TEMPO.CO, Jakarta - Ketua Gerakan Pembebasan Bersatu untuk Papua Barat Benny Wenda mengkritik pendekatan kepala negara terhadap Papua, termasuk Presiden Joko Widodo atau Jokowi. Meski rajin mengunjungi Papua dan mendapat simpati masyarakat, ujar Benny, Presiden Jokowi tidak memecahkan masalah terbesar di sana.
Menurut dia, sikap Jokowi tidak satu paket dengan kehadiran militer di sana. "Tidak ada Presiden Indonesia yang memahami masalah Papua seperti Gus Dur (mantan presiden Abdurrahman Wahid)," ujar Benny Wenda seperti dikutip dari Majalah Tempo edisi 2-8 September 2019.
Tepat dua bulan sepuluh hari setelah dilantik menjadi Presiden keempat RI, Gus Dur berkunjung ke Irian Jaya. Hasil dari dialog tersebut, Gus Dur mengganti nama Provinsi Irian Jaya menjadi Papua.

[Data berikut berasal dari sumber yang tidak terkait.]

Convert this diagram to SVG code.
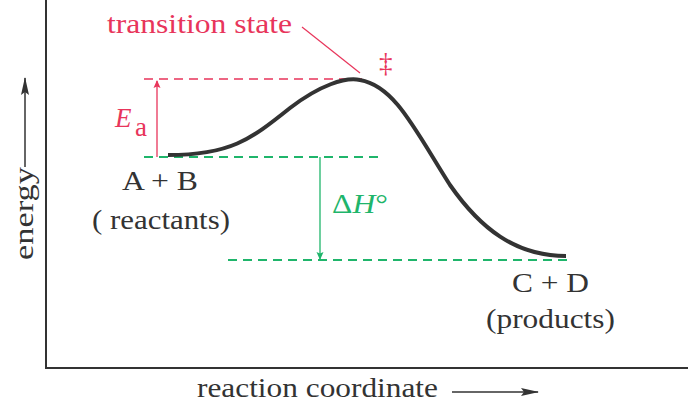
<svg xmlns="http://www.w3.org/2000/svg" width="688" height="403" viewBox="0 0 688 403">
<style>
text{font-family:"Liberation Serif","Times New Roman",serif;font-size:27px}
.k{fill:#333}
.r{fill:#e8355b}
.g{fill:#1fb56b}
.rd{stroke:#e8355b;stroke-width:1.5;stroke-dasharray:9,6;fill:none}
.gd{stroke:#1fb56b;stroke-width:1.8;stroke-dasharray:9,6;fill:none}
</style>
<defs>
<marker id="ak" markerWidth="18" markerHeight="8" refX="17" refY="4" orient="auto" markerUnits="userSpaceOnUse"><path d="M0,0 L18,4 L0,8 L3,4 Z" fill="#333"/></marker>
<marker id="ar" markerWidth="8" markerHeight="8" refX="7" refY="4" orient="auto" markerUnits="userSpaceOnUse"><path d="M0,0.5 L8,4 L0,7.5 L1.5,4 Z" fill="#e8355b"/></marker>
<marker id="ag" markerWidth="8" markerHeight="8" refX="7" refY="4" orient="auto" markerUnits="userSpaceOnUse"><path d="M0,0.5 L8,4 L0,7.5 L1.5,4 Z" fill="#1fb56b"/></marker>
</defs>
<g id="axes" stroke="#333" stroke-width="2" fill="none">
<path d="M46,0 V368 H688"/>
</g>
<g id="connectors">
<line class="rd" x1="144" y1="79" x2="362" y2="79"/>
<line x1="157" y1="157" x2="157" y2="81" stroke="#e8355b" stroke-width="1.3" marker-end="url(#ar)"/>
<line x1="302" y1="27" x2="360" y2="73" stroke="#e8355b" stroke-width="1.2"/>
<line class="gd" x1="144" y1="157" x2="384" y2="157"/>
<line x1="320" y1="157" x2="320" y2="259" stroke="#1fb56b" stroke-width="1.3" marker-end="url(#ag)"/>
<line class="gd" x1="228" y1="260" x2="568" y2="260"/>
<line x1="25" y1="167" x2="25" y2="78" stroke="#333" stroke-width="1.5" marker-end="url(#ak)"/>
<line x1="452" y1="392" x2="538" y2="392" stroke="#333" stroke-width="1.5" marker-end="url(#ak)"/>
</g>
<g id="curve">
<path d="M168,155 C230,155 250,140 290,108 C320,85 345,77 360,80 C395,86 415,130 450,185 C480,228 515,256 566,256" fill="none" stroke="#333" stroke-width="4"/>
</g>
<g id="labels">
<text class="r" x="107" y="33" textLength="185" lengthAdjust="spacingAndGlyphs">transition state</text>
<text class="r" x="379" y="72" font-size="22">‡</text>
<text class="r" x="115" y="127" font-style="italic" font-size="30">E</text>
<text class="r" x="135" y="136" font-size="22">a</text>
<text class="g" x="332" y="213" font-size="29" textLength="56" lengthAdjust="spacingAndGlyphs">Δ<tspan font-style="italic">H</tspan>°</text>
<text class="k" x="122" y="190" textLength="76" lengthAdjust="spacingAndGlyphs">A + B</text>
<text class="k" x="92" y="229" textLength="138" lengthAdjust="spacingAndGlyphs">( reactants)</text>
<text class="k" x="512" y="292" textLength="77" lengthAdjust="spacingAndGlyphs">C + D</text>
<text class="k" x="486" y="328" textLength="129" lengthAdjust="spacingAndGlyphs">(products)</text>
<text class="k" x="197" y="397" textLength="241" lengthAdjust="spacingAndGlyphs">reaction coordinate</text>
<text class="k" transform="translate(33,260) rotate(-90)" textLength="93" lengthAdjust="spacingAndGlyphs">energy</text>
</g>
</svg>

Sebab, kata Gus Dur, Irian itu berasal dari bahasa Arab yang artinya telanjang. Dulu ketika orang-orang Arab datang ke pulau tersebut menemukan masyarakatnya masih telanjang, sehingga disebut Irian.
Selain itu, Gus Dur membolehkan pengibaran bendera bintang kejora dengan syarat dikibarkan di bawah bendera merah putih. "Dulu tidak pernah orang sebut nama "Papua". Hanya Gus Dur yang berani membela Papua. Dia juga menyebutkan Bintang Kejora sebagai lambang budaya kami," ujar Benny.
Menurut Benny, pendekatan kemanusiaan inilah yang diperlukan masyarakat Papua. Bukan dengan pembangunan yang dibayang-bayangi kehadiran militer. Dengan sejumlah kritikan tersebut, Benny menyebut, ia akan terus melobi forum internasional agar mendukung agenda referendum.
Indonesia sebagai anggota Dewan Keamanan Perserikatan Bangsa-Bangsa (PBB) tidak tetap, kata dia, harus belajar dari negara tetangga. Seperti Prancis yang memberi kesempatan bagi Kaledonia Baru untuk menggelar referendum atau Inggris yang juga menggelar jajakpendapat untuk keluar dari Uni Eropa. "Bangsa Papua harus diberi kesempatan memilih," ujar dia.
Benny Wenda kini tinggal di Oxford, Inggris. Didakwa atas tuduhan mengerahkan massa untuk membakar kantor polisi pada 2002, Benny kabur dari penjara di tengah proses persidangan. Ketua Dewan Musyawarah Masyarakat Koteka itu menyeberang ke Papua Nugini hingga akhirnya mendapatkan suaka politik dari Inggris pada 2003. Dia mengaku akan pulang dan memimpin Papua jika agenda referendum terjadi.